:: Task instructions ::
Take the line containing "What Apache ECharts" as the first line and the line containing "var yTicks = [0, 100, 200, 300, 400];" as the last, and output that span verbatim without any images.

(Plotting code records)
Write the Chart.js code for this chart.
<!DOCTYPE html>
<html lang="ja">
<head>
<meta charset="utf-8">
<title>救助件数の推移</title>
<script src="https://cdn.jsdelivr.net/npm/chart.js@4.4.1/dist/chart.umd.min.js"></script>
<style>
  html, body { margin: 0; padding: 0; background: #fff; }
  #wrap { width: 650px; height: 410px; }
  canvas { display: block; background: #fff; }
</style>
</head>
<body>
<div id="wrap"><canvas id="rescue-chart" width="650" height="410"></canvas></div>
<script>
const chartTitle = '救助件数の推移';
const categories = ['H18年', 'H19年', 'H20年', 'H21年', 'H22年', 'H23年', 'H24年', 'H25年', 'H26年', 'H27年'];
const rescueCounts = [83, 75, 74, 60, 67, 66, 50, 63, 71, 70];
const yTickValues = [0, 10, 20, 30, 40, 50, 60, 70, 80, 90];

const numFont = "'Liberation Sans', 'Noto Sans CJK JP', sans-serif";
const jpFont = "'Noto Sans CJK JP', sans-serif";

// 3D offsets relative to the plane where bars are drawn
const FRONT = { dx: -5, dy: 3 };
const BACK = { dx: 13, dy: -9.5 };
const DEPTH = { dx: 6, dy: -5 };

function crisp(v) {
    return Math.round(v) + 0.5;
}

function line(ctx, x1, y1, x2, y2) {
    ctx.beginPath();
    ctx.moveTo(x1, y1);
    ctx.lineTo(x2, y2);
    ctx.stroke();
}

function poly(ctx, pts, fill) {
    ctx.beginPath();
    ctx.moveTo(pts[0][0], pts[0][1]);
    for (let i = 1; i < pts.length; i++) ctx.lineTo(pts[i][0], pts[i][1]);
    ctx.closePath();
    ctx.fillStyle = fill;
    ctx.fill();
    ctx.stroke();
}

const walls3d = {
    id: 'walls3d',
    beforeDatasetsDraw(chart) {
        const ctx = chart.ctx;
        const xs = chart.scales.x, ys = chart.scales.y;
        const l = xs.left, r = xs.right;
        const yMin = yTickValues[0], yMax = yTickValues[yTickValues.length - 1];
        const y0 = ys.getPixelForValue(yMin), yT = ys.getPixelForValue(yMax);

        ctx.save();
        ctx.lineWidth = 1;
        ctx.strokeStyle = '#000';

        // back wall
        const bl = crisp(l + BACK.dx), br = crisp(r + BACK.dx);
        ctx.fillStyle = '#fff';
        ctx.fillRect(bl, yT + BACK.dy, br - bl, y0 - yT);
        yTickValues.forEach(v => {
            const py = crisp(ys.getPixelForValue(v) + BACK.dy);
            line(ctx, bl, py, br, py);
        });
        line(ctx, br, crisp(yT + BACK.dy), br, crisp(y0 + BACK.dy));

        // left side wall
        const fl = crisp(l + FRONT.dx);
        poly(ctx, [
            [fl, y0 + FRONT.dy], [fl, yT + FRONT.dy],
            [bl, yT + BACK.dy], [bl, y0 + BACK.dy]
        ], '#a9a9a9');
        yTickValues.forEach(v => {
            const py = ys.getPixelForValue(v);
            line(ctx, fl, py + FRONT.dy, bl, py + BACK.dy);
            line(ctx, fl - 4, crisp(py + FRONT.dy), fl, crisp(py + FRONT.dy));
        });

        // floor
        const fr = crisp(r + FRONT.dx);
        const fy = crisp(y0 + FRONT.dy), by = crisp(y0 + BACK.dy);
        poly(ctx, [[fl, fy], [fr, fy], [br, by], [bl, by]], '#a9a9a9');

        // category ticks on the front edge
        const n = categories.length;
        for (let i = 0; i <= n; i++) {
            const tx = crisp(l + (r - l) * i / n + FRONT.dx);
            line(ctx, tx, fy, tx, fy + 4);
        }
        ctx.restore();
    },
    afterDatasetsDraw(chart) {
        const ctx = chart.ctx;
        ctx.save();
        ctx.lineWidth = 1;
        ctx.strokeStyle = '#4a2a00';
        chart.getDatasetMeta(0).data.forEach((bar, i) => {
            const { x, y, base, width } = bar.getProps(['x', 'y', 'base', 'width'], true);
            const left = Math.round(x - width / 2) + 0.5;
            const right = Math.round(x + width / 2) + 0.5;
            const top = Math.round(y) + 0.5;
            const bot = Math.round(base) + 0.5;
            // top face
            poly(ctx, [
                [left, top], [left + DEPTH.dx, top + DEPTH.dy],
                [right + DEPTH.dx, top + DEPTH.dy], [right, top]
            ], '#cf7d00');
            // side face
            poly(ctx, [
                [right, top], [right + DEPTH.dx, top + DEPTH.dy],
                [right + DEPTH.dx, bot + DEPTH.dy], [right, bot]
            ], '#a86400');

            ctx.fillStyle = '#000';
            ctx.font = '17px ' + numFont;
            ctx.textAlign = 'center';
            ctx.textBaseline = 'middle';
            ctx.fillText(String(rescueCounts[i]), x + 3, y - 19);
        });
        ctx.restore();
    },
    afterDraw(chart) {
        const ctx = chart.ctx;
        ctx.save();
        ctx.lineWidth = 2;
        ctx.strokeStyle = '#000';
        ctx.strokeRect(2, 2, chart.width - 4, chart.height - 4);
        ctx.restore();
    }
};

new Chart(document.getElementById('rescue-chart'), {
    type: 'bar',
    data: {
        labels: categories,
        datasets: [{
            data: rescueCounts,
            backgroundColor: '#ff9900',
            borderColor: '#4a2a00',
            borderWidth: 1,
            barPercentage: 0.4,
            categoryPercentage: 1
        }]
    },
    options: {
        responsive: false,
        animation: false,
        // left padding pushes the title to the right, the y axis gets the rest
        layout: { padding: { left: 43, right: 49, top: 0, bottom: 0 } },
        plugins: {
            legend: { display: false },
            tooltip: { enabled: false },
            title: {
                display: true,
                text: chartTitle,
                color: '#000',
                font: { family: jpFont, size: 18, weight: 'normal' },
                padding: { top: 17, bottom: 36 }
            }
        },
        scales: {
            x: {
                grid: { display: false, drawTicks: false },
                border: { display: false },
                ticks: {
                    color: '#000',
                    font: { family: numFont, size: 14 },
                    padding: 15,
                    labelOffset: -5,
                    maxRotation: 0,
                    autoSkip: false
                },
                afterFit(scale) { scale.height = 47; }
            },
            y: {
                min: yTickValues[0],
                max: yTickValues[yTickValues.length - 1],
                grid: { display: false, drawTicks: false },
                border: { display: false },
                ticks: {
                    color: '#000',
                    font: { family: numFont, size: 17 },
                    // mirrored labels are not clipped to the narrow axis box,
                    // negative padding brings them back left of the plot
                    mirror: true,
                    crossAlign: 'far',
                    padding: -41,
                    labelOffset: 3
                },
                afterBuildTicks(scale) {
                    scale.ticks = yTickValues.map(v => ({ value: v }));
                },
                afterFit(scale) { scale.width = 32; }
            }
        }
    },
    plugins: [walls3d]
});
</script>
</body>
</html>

---

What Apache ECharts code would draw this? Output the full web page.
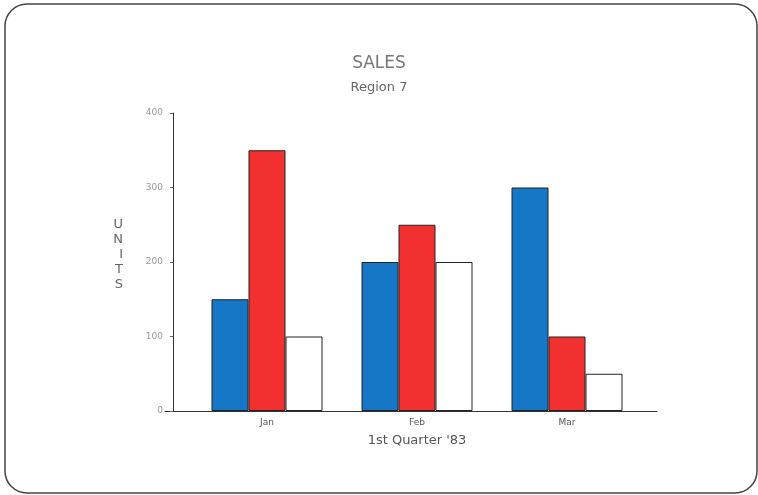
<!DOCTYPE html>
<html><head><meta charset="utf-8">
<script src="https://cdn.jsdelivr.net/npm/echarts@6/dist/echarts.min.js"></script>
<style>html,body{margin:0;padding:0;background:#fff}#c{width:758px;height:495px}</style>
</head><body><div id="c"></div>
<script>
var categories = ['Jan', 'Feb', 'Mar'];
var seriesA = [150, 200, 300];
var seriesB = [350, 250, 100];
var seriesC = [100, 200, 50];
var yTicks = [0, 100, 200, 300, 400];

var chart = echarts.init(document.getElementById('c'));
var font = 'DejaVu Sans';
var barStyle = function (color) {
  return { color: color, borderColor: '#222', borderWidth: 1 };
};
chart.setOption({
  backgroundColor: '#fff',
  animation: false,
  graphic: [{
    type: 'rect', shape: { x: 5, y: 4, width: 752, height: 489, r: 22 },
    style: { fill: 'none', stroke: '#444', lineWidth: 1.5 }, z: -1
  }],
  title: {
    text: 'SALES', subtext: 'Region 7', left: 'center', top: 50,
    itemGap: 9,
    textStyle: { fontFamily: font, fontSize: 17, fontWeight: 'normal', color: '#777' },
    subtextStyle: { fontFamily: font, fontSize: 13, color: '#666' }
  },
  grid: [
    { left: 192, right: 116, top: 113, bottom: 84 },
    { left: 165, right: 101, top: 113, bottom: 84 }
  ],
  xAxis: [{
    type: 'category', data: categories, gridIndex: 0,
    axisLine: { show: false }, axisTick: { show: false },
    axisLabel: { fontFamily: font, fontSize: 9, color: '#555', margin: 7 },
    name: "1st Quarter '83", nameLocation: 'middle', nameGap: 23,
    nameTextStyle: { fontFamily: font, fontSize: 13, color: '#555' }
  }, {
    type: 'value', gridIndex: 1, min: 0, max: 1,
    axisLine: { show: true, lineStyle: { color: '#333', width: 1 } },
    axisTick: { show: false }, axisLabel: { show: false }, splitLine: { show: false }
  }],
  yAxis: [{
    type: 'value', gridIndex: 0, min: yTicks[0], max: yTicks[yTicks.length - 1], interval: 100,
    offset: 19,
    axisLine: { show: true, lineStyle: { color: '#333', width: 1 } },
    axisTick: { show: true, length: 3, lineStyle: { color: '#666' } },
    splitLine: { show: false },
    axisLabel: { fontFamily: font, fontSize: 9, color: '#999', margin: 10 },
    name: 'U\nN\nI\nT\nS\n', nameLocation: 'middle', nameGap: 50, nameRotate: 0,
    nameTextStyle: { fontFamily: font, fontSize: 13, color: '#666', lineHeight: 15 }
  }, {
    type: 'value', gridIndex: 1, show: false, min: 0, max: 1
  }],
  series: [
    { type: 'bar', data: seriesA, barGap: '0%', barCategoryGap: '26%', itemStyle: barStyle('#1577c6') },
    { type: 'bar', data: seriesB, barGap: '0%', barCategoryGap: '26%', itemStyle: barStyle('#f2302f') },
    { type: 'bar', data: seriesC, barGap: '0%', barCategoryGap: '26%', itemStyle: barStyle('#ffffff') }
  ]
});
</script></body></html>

:: Written answer ::
What Apache ECharts code would draw this? Output the full web page.
<!DOCTYPE html>
<html><head><meta charset="utf-8">
<script src="https://cdn.jsdelivr.net/npm/echarts@6/dist/echarts.min.js"></script>
<style>html,body{margin:0;padding:0;background:#fff}#c{width:758px;height:495px}</style>
</head><body><div id="c"></div>
<script>
var categories = ['Jan', 'Feb', 'Mar'];
var seriesA = [150, 200, 300];
var seriesB = [350, 250, 100];
var seriesC = [100, 200, 50];
var yTicks = [0, 100, 200, 300, 400];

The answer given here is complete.